First, use a paring knife to split and scrape the vanilla bean. Put the split vanilla bean into a heavy bottom saucepan.
Now you will prepare your mixed berries. Dice the strawberries into quarters, cut the raspberries in half, and leave the blueberries whole. PRO TIP: Fresh berries will keep their shape better, but frozen berries will work as well.
Add the prepared mixed berries into the heavy bottom saucepan along with the vanilla bean.
Then, add in the sugar and the lemon juice and stir everything to combine.
Next, in a separate mixing bowl, combine the corn starch and water. Mix until it is smooth.
Add the cornstarch mix to the berries in the saucepot and mix to combine.
Cook the berries over medium to low heat and continue to stir gently. Be careful not to scald the berries with high heat.
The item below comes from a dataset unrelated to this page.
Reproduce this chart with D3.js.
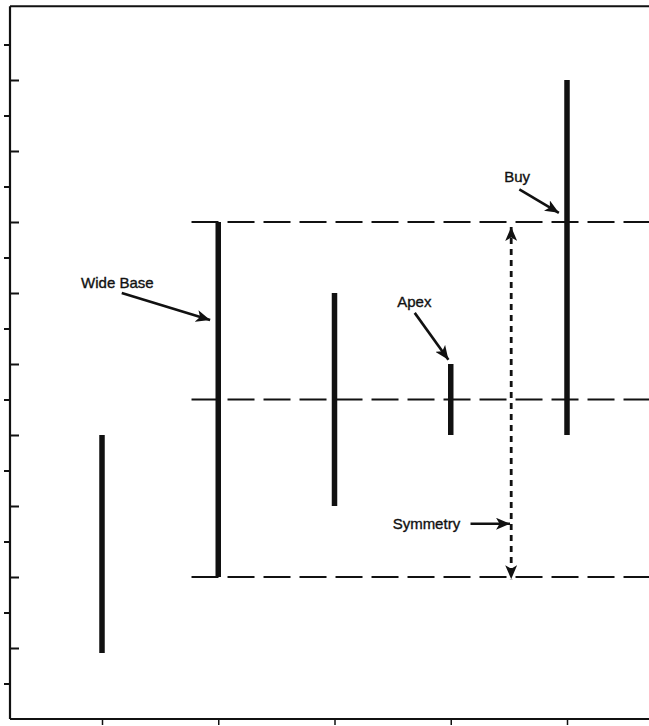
<!DOCTYPE html>
<html>
<head>
<meta charset="utf-8">
<script src="https://cdn.jsdelivr.net/npm/d3@7/dist/d3.min.js"></script>
<style>
  html, body { margin: 0; padding: 0; background: #fff; }
  svg { display: block; }
  text { font-family: "Liberation Sans", Arial, sans-serif; font-size: 15px; fill: #111; stroke: #111; stroke-width: 0.35px; }
</style>
</head>
<body>
<div id="chart"></div>
<script>
// bars: position on x, low and high value
const barX = [1, 2, 3, 4, 5];
const barLow = [0.93, 2, 3, 4, 4];
const barHigh = [4, 7, 6, 5, 9];

// horizontal dashed reference levels
const levels = [7, 4.5, 2];
const levelStart = 1.77;

// tick values
const majorTicks = [1, 2, 3, 4, 5, 6, 7, 8, 9];
const minorTicks = [0.5, 1.5, 2.5, 3.5, 4.5, 5.5, 6.5, 7.5, 8.5, 9.5];
const xTicks = [1, 2, 3, 4, 5];

// annotations: text, text anchor and arrow tail -> tip (data units)
const noteText = ["Wide Base", "Apex", "Symmetry", "Buy"];
const noteTextPos = [[0.82, 6.07], [3.54, 5.8], [3.5, 2.68], [4.46, 7.56]];
const noteFrom = [[1.17, 6.0], [3.69, 5.72], [4.17, 2.75], [4.59, 7.46]];
const noteTo = [[1.93, 5.62], [3.98, 5.06], [4.51, 2.75], [4.93, 7.13]];

// symmetry double arrow
const symX = 4.52;
const symTop = 6.93;
const symBottom = 1.97;

const width = 649, height = 726;

const svg = d3.select("#chart").append("svg")
  .attr("width", width)
  .attr("height", height);

const x = d3.scaleLinear().domain([1, 5]).range([102, 567]);
const y = d3.scaleLinear().domain([0, 10]).range([719, 9]);

const xMin = x.invert(10), xMax = x.invert(width);

svg.append("defs").append("marker")
  .attr("id", "head")
  .attr("viewBox", "0 0 14 12")
  .attr("refX", 14).attr("refY", 6)
  .attr("markerWidth", 14).attr("markerHeight", 12)
  .attr("markerUnits", "userSpaceOnUse")
  .attr("orient", "auto-start-reverse")
  .append("path")
  .attr("d", "M0,0 L14,6 L0,12 L3.5,6 Z")
  .attr("fill", "#111");

// frame: top line
svg.append("line")
  .attr("x1", x(xMin)).attr("x2", x(xMax))
  .attr("y1", y(10.04)).attr("y2", y(10.04))
  .attr("stroke", "#111").attr("stroke-width", 2);

// left axis, long ticks inward, short ticks outward
const axisL = svg.append("g").attr("transform", `translate(${x(xMin)},0)`);
axisL.call(d3.axisLeft(y).tickValues(majorTicks).tickSize(-9).tickFormat(""));
axisL.append("g").call(d3.axisLeft(y).tickValues(minorTicks).tickSize(6).tickFormat(""));
axisL.selectAll(".domain").remove();
axisL.selectAll("line").attr("stroke", "#111").attr("stroke-width", 2);
axisL.append("line")
  .attr("x1", 0).attr("x2", 0)
  .attr("y1", y(10.04)).attr("y2", y(0))
  .attr("stroke", "#111").attr("stroke-width", 2.2);

// bottom axis
const axisB = svg.append("g").attr("transform", `translate(0,${y(0)})`);
axisB.call(d3.axisBottom(x).tickValues(xTicks).tickSize(6).tickFormat(""));
axisB.select(".domain").remove();
axisB.selectAll("line").attr("stroke", "#111").attr("stroke-width", 1.5);
axisB.append("line")
  .attr("x1", x(xMin)).attr("x2", x(xMax))
  .attr("y1", 0).attr("y2", 0)
  .attr("stroke", "#111").attr("stroke-width", 2);

// dashed levels
svg.selectAll(".level")
  .data(levels)
  .join("line")
  .attr("class", "level")
  .attr("x1", x(levelStart)).attr("x2", x(xMax))
  .attr("y1", d => y(d)).attr("y2", d => y(d))
  .attr("stroke", "#111")
  .attr("stroke-width", 1.8)
  .attr("stroke-dasharray", "27,9");

// bars
svg.selectAll(".bar")
  .data(barX)
  .join("line")
  .attr("class", "bar")
  .attr("x1", d => x(d)).attr("x2", d => x(d))
  .attr("y1", (d, i) => y(barHigh[i]))
  .attr("y2", (d, i) => y(barLow[i]))
  .attr("stroke", "#111")
  .attr("stroke-width", 5.5);

// symmetry double arrow (dotted)
svg.append("line")
  .attr("x1", x(symX)).attr("x2", x(symX))
  .attr("y1", y(symTop)).attr("y2", y(symBottom))
  .attr("stroke", "#111")
  .attr("stroke-width", 2.8)
  .attr("stroke-dasharray", "6,5")
  .attr("marker-start", "url(#head)")
  .attr("marker-end", "url(#head)");

// annotation arrows
svg.selectAll(".note-arrow")
  .data(noteText)
  .join("line")
  .attr("class", "note-arrow")
  .attr("x1", (d, i) => x(noteFrom[i][0]))
  .attr("y1", (d, i) => y(noteFrom[i][1]))
  .attr("x2", (d, i) => x(noteTo[i][0]))
  .attr("y2", (d, i) => y(noteTo[i][1]))
  .attr("stroke", "#111")
  .attr("stroke-width", 2.6)
  .attr("marker-end", "url(#head)");

// annotation labels
svg.selectAll(".note")
  .data(noteText)
  .join("text")
  .attr("class", "note")
  .attr("x", (d, i) => x(noteTextPos[i][0]))
  .attr("y", (d, i) => y(noteTextPos[i][1]))
  .text(d => d);
</script>
</body>
</html>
The berries will begin to soften and release juices over medium to low heat.
When the berry juice mixture begins to boil, remove the saucepan from the heat and transfer the berry compote to another bowl to cool down.
Cover the berry compote with plastic wrap. Do this by pressing the plastic wrap right up against the surface of the berries. This step will prevent a layer of skin from forming over the berries mixture.
Then, once the berries are covered in plastic wrap, place the bowl in the refrigerator until it is completely cool.
Finally, when you are ready to assemble the pavlova, you can remove the vanilla bean pod from the berry compote.